The Story
Why it exists.
The beginning
Rochas has always believed you should smell a woman before you see her. The house built on that conviction, scent as the first impression, the thing that arrives before anything else. When this fragrance was composed in 1994, the perfumer was working in that tradition but with a different agenda. This was not about gravity or mystery. It was about the moment that arrives when someone walks in already amused by their own entrance. The name carries a certain whimsy, the idea of a lighthearted obsession, an irrational attachment that starts before you can explain it. The fragrance moves fast: bergamot up front, a complex floral heart that announces warmth without announcement, and a vanilla base that stays close to the skin long after the first impression fades.

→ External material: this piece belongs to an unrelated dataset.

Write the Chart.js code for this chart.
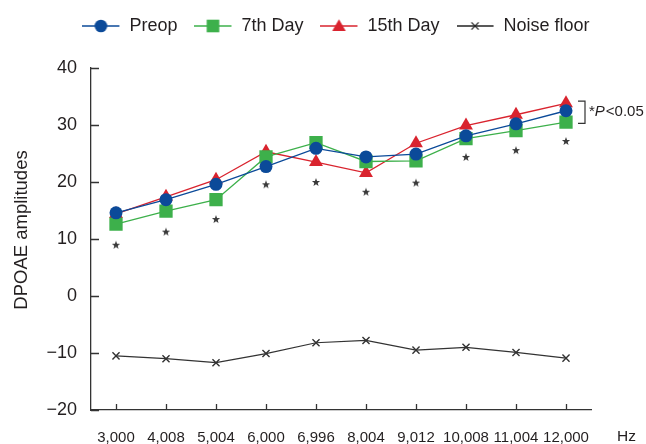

The structure separates Tocade from most oriental florals of its era. Vanilla in most compositions anchors at the base, a foundation, not a feature. Here the florals arrive already warm, already soft. Geranium, iris, orchid, rose, jasmine, lily of the valley don't just sit above the vanilla, they build around it, finding warmth at every level rather than seeking it only in the final stage. The result is a fragrance that never goes cold, never shifts into something austere. Even the cedarwood and patchouli in the base serve warmth rather than depth. This is not a fragrance built for contrast.
The evolution
The opening hits quickly, bergamot and green notes arrive together, bright and clean, with geranium and freesia adding a slightly cool edge. The citrus does not linger. Within five minutes the florals begin to take over, jasmine and rose arriving first, then lily of the valley and orchid filling in the middle. The iris adds a powdery warmth that keeps the florals from reading as fresh or green. By the second hour the vanilla has surfaced and the amber becomes perceptible, deepening everything underneath. The florals do not disappear, they dry down within the warmth rather than sitting above it. By hour three the composition has settled into its final form: vanilla, musk, and cedarwood in close formation, with patchouli adding just enough earth to keep it from reading as purely sweet.
Cultural impact
Tocade occupies an unusual position, discontinued but not forgotten, the kind of fragrance people seek out specifically because it vanished from counters. The value rating reflects a real consensus: this performs above what anyone expects for the price. The oriental-floral structure reads as both warm and powdery, which separates it from the sharp citrus bottles of the same era. The longevity ratings are consistently high across review platforms, with the fragrance scoring well on staying power compared to others in its class. What keeps Tocade in conversation is the consistency: it does not shift dramatically or demand attention.